Likewise in Northern Ireland, where a successful peace process bringing together Protestants and Catholics was possible only when leaders of the two communities came together in a mutual recognition of past injustices. All conflicts create victims on both sides, but conflicts that cannot be ended by a decisive victory of one side over the other will end only when each side recognises that the other has suffered as well.
So it seems to me to be self-evident that any resolution of the Israel–Palestine conflict must include a recognition by Israelis that the establishment of their state caused immense harm and trauma to the Palestinian people who were already living there and to their descendants. At the same time, Palestinian and other Arab leaders must acknowledge that their refusal over several decades to accept the reality of the Israeli state, and the continuing attacks by Palestinian groups such as Hamas against Israeli civilians, have also been a strategic error that has caused immense harm and suffering.

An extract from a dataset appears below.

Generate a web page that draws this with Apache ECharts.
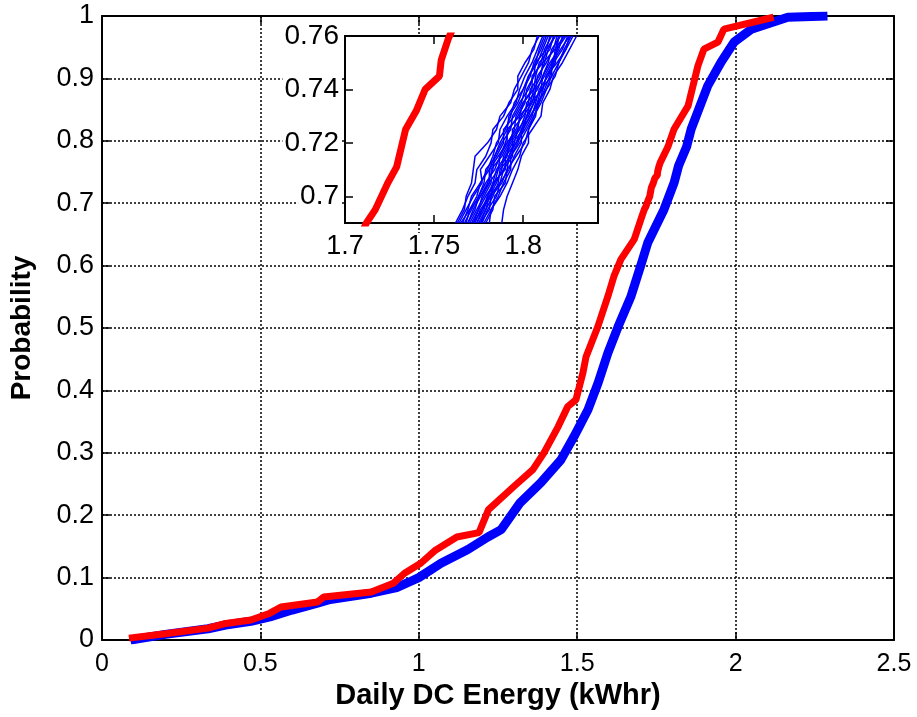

It is one of the many tragedies of the Israel–Palestine conflict – but by no means unique to it – that neither side is yet able to acknowledge that they are both victims. If more Israelis could bring themselves to accept that Palestinians have suffered immensely over the past seven decades, and if more Palestinians could accept that Israelis still live, with justification, in fear, then there would at least be a chance of making progress towards a lasting settlement of the conflict.